● **SOURCE DATA**
** begin **

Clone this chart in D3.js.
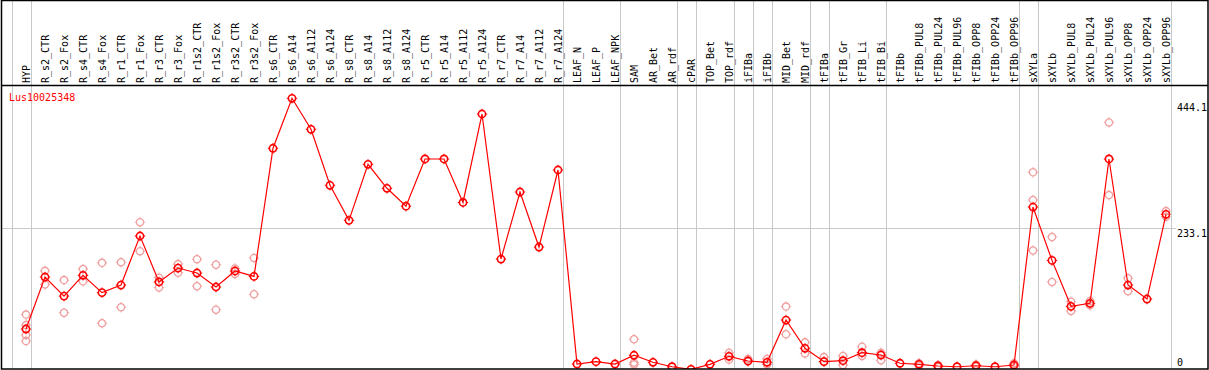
<!DOCTYPE html>
<html lang="en">
<head>
    <meta charset="UTF-8">
    <title>Lus10025348</title>
    <script src="https://cdn.jsdelivr.net/npm/d3@7" type="text/javascript"></script>
    <style>
        body { margin: 0; background: #fff; }
        text { font-family: "DejaVu Sans Mono", monospace; font-size: 10px; }
    </style>
</head>
<body>
<svg width="1209" height="370"></svg>
<script type="text/javascript">
    // data
    var geneName = 'Lus10025348';
    var categories = ['HYP', 'R_s2_CTR', 'R_s2_Fox', 'R_s4_CTR', 'R_s4_Fox', 'R_r1_CTR', 'R_r1_Fox', 'R_r3_CTR', 'R_r3_Fox',
        'R_r1s2_CTR', 'R_r1s2_Fox', 'R_r3s2_CTR', 'R_r3s2_Fox', 'R_s6_CTR', 'R_s6_A14', 'R_s6_A112', 'R_s6_A124',
        'R_s8_CTR', 'R_s8_A14', 'R_s8_A112', 'R_s8_A124', 'R_r5_CTR', 'R_r5_A14', 'R_r5_A112', 'R_r5_A124',
        'R_r7_CTR', 'R_r7_A14', 'R_r7_A112', 'R_r7_A124', 'LEAF_N', 'LEAF_P', 'LEAF_NPK', 'SAM', 'AR_Bet', 'AR_rdf',
        'cPAR', 'TOP_Bet', 'TOP_rdf', 'iFIBa', 'iFIBb', 'MID_Bet', 'MID_rdf', 'tFIBa', 'tFIB_Gr', 'tFIB_Li', 'tFIB_Bi',
        'tFIBb', 'tFIBb_PUL8', 'tFIBb_PUL24', 'tFIBb_PUL96', 'tFIBb_OPP8', 'tFIBb_OPP24', 'tFIBb_OPP96',
        'sXYLa', 'sXYLb', 'sXYLb_PUL8', 'sXYLb_PUL24', 'sXYLb_PUL96', 'sXYLb_OPP8', 'sXYLb_OPP24', 'sXYLb_OPP96'];
    var means = [69.6, 154, 123, 156.8, 128.6, 141, 220.6, 146, 168.6, 160.5, 137.8, 163.8, 155,
        363, 444.1, 393.8, 302.9, 246, 337, 298, 269, 345.6, 345.6, 275, 418.6, 183.2, 292, 202.7, 327.7,
        12.8, 16.6, 12.8, 27, 15.6, 8.4, 4.2, 12.3, 25.3, 17.7, 15.6, 84.2, 38.3, 16.6, 18.2, 31.2, 27.4,
        14, 12.3, 9.6, 8.4, 10, 8.4, 11.2, 267.6, 181, 106.4, 111.3, 345.6, 141, 118.3, 255.8];
    var replicates = [[93, 76, 60, 50], [164, 142], [149, 96], [167, 147], [177, 79], [178, 105], [243, 196],
        [153, 137], [175, 161], [183, 139], [174, 101], [168, 159], [185, 126],
        [], [], [], [], [], [], [], [], [], [], [], [], [], [], [], [],
        [], [], [], [53, 15, 12], [], [], [], [], [31, 20], [21, 17], [21, 12], [106, 61], [48, 30],
        [24, 17], [26, 11], [41, 26], [31, 19], [], [14, 10], [11, 8], [], [12, 9], [], [14, 9],
        [324, 279, 197], [219, 146], [114, 99], [115, 108], [405, 287], [152, 131], [], [261, 252]];
    // sizes of the column groups separated by grey lines
    var groupSizes = [1, 28, 3, 3, 1, 2, 1, 1, 2, 1, 3, 7, 1, 7];
    var axisTicks = [0, 233.1, 444.1];

    var svg = d3.select('svg');
    var W = 1209, H = 370;
    var headerBottom = 85.5, plotBottom = 369, plotRight = 1170.5;

    var x = d3.scalePoint().domain(categories).range([26, 1166]);
    var step = x.step();
    var y = d3.scaleLinear().domain([0, 444.1]).range([371.9, 98.3]);

    // grey horizontal line at the middle tick
    svg.append('line')
        .attr('x1', 1).attr('x2', 1176)
        .attr('y1', Math.round(y(233.1)) + 0.5).attr('y2', Math.round(y(233.1)) + 0.5)
        .attr('stroke', '#c8c8c8').attr('stroke-width', 1);

    // group separators
    var bounds = [-1], acc = -1;
    groupSizes.forEach(function (n) { acc += n; bounds.push(acc); });
    svg.selectAll('.sep').data(bounds).enter().append('line')
        .attr('class', 'sep')
        .attr('x1', function (i) { return Math.round(26 + step * i + step * 0.25) + 0.5; })
        .attr('x2', function (i) { return Math.round(26 + step * i + step * 0.25) + 0.5; })
        .attr('y1', 0).attr('y2', plotBottom)
        .attr('stroke', '#c8c8c8').attr('stroke-width', 1);

    // column labels
    svg.selectAll('.lab').data(categories).enter().append('text')
        .attr('class', 'lab')
        .attr('transform', function (d) { return 'translate(' + (x(d) + 3.5) + ',83) rotate(-90)'; })
        .attr('fill', '#000')
        .text(function (d) { return d; });

    // right axis labels
    svg.selectAll('.tick').data(axisTicks).enter().append('text')
        .attr('class', 'tick')
        .attr('x', 1177)
        .attr('y', function (v) { return Math.min(Math.max(y(v) + 8.4, 110.5), 365.5); })
        .attr('fill', '#000')
        .text(function (v) { return v === 0 ? '0' : v.toFixed(1); });

    // plot
    svg.append('clipPath').attr('id', 'clip')
        .append('rect').attr('x', 2).attr('y', headerBottom).attr('width', plotRight - 2).attr('height', plotBottom - headerBottom);
    var g = svg.append('g').attr('clip-path', 'url(#clip)');

    function marker(sel, color, sw) {
        sel.append('circle').attr('r', 3.6).attr('fill', 'none').attr('stroke', color).attr('stroke-width', sw);
        sel.append('path')
            .attr('d', 'M0,-5.2V-3.6M0,3.6V5.2M-5.2,0H-3.6M3.6,0H5.2')
            .attr('stroke', color).attr('stroke-width', 1);
    }

    var repPts = [];
    replicates.forEach(function (arr, i) {
        arr.forEach(function (v) { repPts.push({cat: categories[i], v: v}); });
    });
    g.selectAll('.rep').data(repPts).enter().append('g')
        .attr('class', 'rep')
        .attr('transform', function (d) { return 'translate(' + x(d.cat) + ',' + y(d.v) + ')'; })
        .call(marker, '#f0a0a0', 1.3);

    var line = d3.line()
        .x(function (d, i) { return x(categories[i]); })
        .y(function (d) { return y(d); });
    g.append('path').datum(means)
        .attr('d', line).attr('fill', 'none').attr('stroke', '#ff0000').attr('stroke-width', 1.2);

    g.selectAll('.mean').data(means).enter().append('g')
        .attr('class', 'mean')
        .attr('transform', function (d, i) { return 'translate(' + x(categories[i]) + ',' + y(d) + ')'; })
        .call(marker, '#ff0000', 1.6);

    svg.append('text').attr('x', 9).attr('y', 100.5).attr('fill', '#ff0000').text(geneName);

    // frame
    svg.append('rect').attr('x', 1.5).attr('y', 0.5).attr('width', 1206.5).attr('height', plotBottom - 0.5)
        .attr('fill', 'none').attr('stroke', '#000').attr('stroke-width', 1.5);
    svg.append('line').attr('x1', 1).attr('x2', 1208).attr('y1', headerBottom).attr('y2', headerBottom)
        .attr('stroke', '#000').attr('stroke-width', 1.5);
</script>
</body>
</html>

** end **

Copy all the lines of data exactly as they appear, dropping any images.

Clone this chart in D3.js.
<!DOCTYPE html>
<html lang="en">
<head>
    <meta charset="UTF-8">
    <title>Lus10025348</title>
    <script src="https://cdn.jsdelivr.net/npm/d3@7" type="text/javascript"></script>
    <style>
        body { margin: 0; background: #fff; }
        text { font-family: "DejaVu Sans Mono", monospace; font-size: 10px; }
    </style>
</head>
<body>
<svg width="1209" height="370"></svg>
<script type="text/javascript">
    // data
    var geneName = 'Lus10025348';
    var categories = ['HYP', 'R_s2_CTR', 'R_s2_Fox', 'R_s4_CTR', 'R_s4_Fox', 'R_r1_CTR', 'R_r1_Fox', 'R_r3_CTR', 'R_r3_Fox',
        'R_r1s2_CTR', 'R_r1s2_Fox', 'R_r3s2_CTR', 'R_r3s2_Fox', 'R_s6_CTR', 'R_s6_A14', 'R_s6_A112', 'R_s6_A124',
        'R_s8_CTR', 'R_s8_A14', 'R_s8_A112', 'R_s8_A124', 'R_r5_CTR', 'R_r5_A14', 'R_r5_A112', 'R_r5_A124',
        'R_r7_CTR', 'R_r7_A14', 'R_r7_A112', 'R_r7_A124', 'LEAF_N', 'LEAF_P', 'LEAF_NPK', 'SAM', 'AR_Bet', 'AR_rdf',
        'cPAR', 'TOP_Bet', 'TOP_rdf', 'iFIBa', 'iFIBb', 'MID_Bet', 'MID_rdf', 'tFIBa', 'tFIB_Gr', 'tFIB_Li', 'tFIB_Bi',
        'tFIBb', 'tFIBb_PUL8', 'tFIBb_PUL24', 'tFIBb_PUL96', 'tFIBb_OPP8', 'tFIBb_OPP24', 'tFIBb_OPP96',
        'sXYLa', 'sXYLb', 'sXYLb_PUL8', 'sXYLb_PUL24', 'sXYLb_PUL96', 'sXYLb_OPP8', 'sXYLb_OPP24', 'sXYLb_OPP96'];
    var means = [69.6, 154, 123, 156.8, 128.6, 141, 220.6, 146, 168.6, 160.5, 137.8, 163.8, 155,
        363, 444.1, 393.8, 302.9, 246, 337, 298, 269, 345.6, 345.6, 275, 418.6, 183.2, 292, 202.7, 327.7,
        12.8, 16.6, 12.8, 27, 15.6, 8.4, 4.2, 12.3, 25.3, 17.7, 15.6, 84.2, 38.3, 16.6, 18.2, 31.2, 27.4,
        14, 12.3, 9.6, 8.4, 10, 8.4, 11.2, 267.6, 181, 106.4, 111.3, 345.6, 141, 118.3, 255.8];
    var replicates = [[93, 76, 60, 50], [164, 142], [149, 96], [167, 147], [177, 79], [178, 105], [243, 196],
        [153, 137], [175, 161], [183, 139], [174, 101], [168, 159], [185, 126],
        [], [], [], [], [], [], [], [], [], [], [], [], [], [], [], [],
        [], [], [], [53, 15, 12], [], [], [], [], [31, 20], [21, 17], [21, 12], [106, 61], [48, 30],
        [24, 17], [26, 11], [41, 26], [31, 19], [], [14, 10], [11, 8], [], [12, 9], [], [14, 9],
        [324, 279, 197], [219, 146], [114, 99], [115, 108], [405, 287], [152, 131], [], [261, 252]];
    // sizes of the column groups separated by grey lines
    var groupSizes = [1, 28, 3, 3, 1, 2, 1, 1, 2, 1, 3, 7, 1, 7];
    var axisTicks = [0, 233.1, 444.1];

    var svg = d3.select('svg');
    var W = 1209, H = 370;
    var headerBottom = 85.5, plotBottom = 369, plotRight = 1170.5;

    var x = d3.scalePoint().domain(categories).range([26, 1166]);
    var step = x.step();
    var y = d3.scaleLinear().domain([0, 444.1]).range([371.9, 98.3]);

    // grey horizontal line at the middle tick
    svg.append('line')
        .attr('x1', 1).attr('x2', 1176)
        .attr('y1', Math.round(y(233.1)) + 0.5).attr('y2', Math.round(y(233.1)) + 0.5)
        .attr('stroke', '#c8c8c8').attr('stroke-width', 1);

    // group separators
    var bounds = [-1], acc = -1;
    groupSizes.forEach(function (n) { acc += n; bounds.push(acc); });
    svg.selectAll('.sep').data(bounds).enter().append('line')
        .attr('class', 'sep')
        .attr('x1', function (i) { return Math.round(26 + step * i + step * 0.25) + 0.5; })
        .attr('x2', function (i) { return Math.round(26 + step * i + step * 0.25) + 0.5; })
        .attr('y1', 0).attr('y2', plotBottom)
        .attr('stroke', '#c8c8c8').attr('stroke-width', 1);

    // column labels
    svg.selectAll('.lab').data(categories).enter().append('text')
        .attr('class', 'lab')
        .attr('transform', function (d) { return 'translate(' + (x(d) + 3.5) + ',83) rotate(-90)'; })
        .attr('fill', '#000')
        .text(function (d) { return d; });

    // right axis labels
    svg.selectAll('.tick').data(axisTicks).enter().append('text')
        .attr('class', 'tick')
        .attr('x', 1177)
        .attr('y', function (v) { return Math.min(Math.max(y(v) + 8.4, 110.5), 365.5); })
        .attr('fill', '#000')
        .text(function (v) { return v === 0 ? '0' : v.toFixed(1); });

    // plot
    svg.append('clipPath').attr('id', 'clip')
        .append('rect').attr('x', 2).attr('y', headerBottom).attr('width', plotRight - 2).attr('height', plotBottom - headerBottom);
    var g = svg.append('g').attr('clip-path', 'url(#clip)');

    function marker(sel, color, sw) {
        sel.append('circle').attr('r', 3.6).attr('fill', 'none').attr('stroke', color).attr('stroke-width', sw);
        sel.append('path')
            .attr('d', 'M0,-5.2V-3.6M0,3.6V5.2M-5.2,0H-3.6M3.6,0H5.2')
            .attr('stroke', color).attr('stroke-width', 1);
    }

    var repPts = [];
    replicates.forEach(function (arr, i) {
        arr.forEach(function (v) { repPts.push({cat: categories[i], v: v}); });
    });
    g.selectAll('.rep').data(repPts).enter().append('g')
        .attr('class', 'rep')
        .attr('transform', function (d) { return 'translate(' + x(d.cat) + ',' + y(d.v) + ')'; })
        .call(marker, '#f0a0a0', 1.3);

    var line = d3.line()
        .x(function (d, i) { return x(categories[i]); })
        .y(function (d) { return y(d); });
    g.append('path').datum(means)
        .attr('d', line).attr('fill', 'none').attr('stroke', '#ff0000').attr('stroke-width', 1.2);

    g.selectAll('.mean').data(means).enter().append('g')
        .attr('class', 'mean')
        .attr('transform', function (d, i) { return 'translate(' + x(categories[i]) + ',' + y(d) + ')'; })
        .call(marker, '#ff0000', 1.6);

    svg.append('text').attr('x', 9).attr('y', 100.5).attr('fill', '#ff0000').text(geneName);

    // frame
    svg.append('rect').attr('x', 1.5).attr('y', 0.5).attr('width', 1206.5).attr('height', plotBottom - 0.5)
        .attr('fill', 'none').attr('stroke', '#000').attr('stroke-width', 1.5);
    svg.append('line').attr('x1', 1).attr('x2', 1208).attr('y1', headerBottom).attr('y2', headerBottom)
        .attr('stroke', '#000').attr('stroke-width', 1.5);
</script>
</body>
</html>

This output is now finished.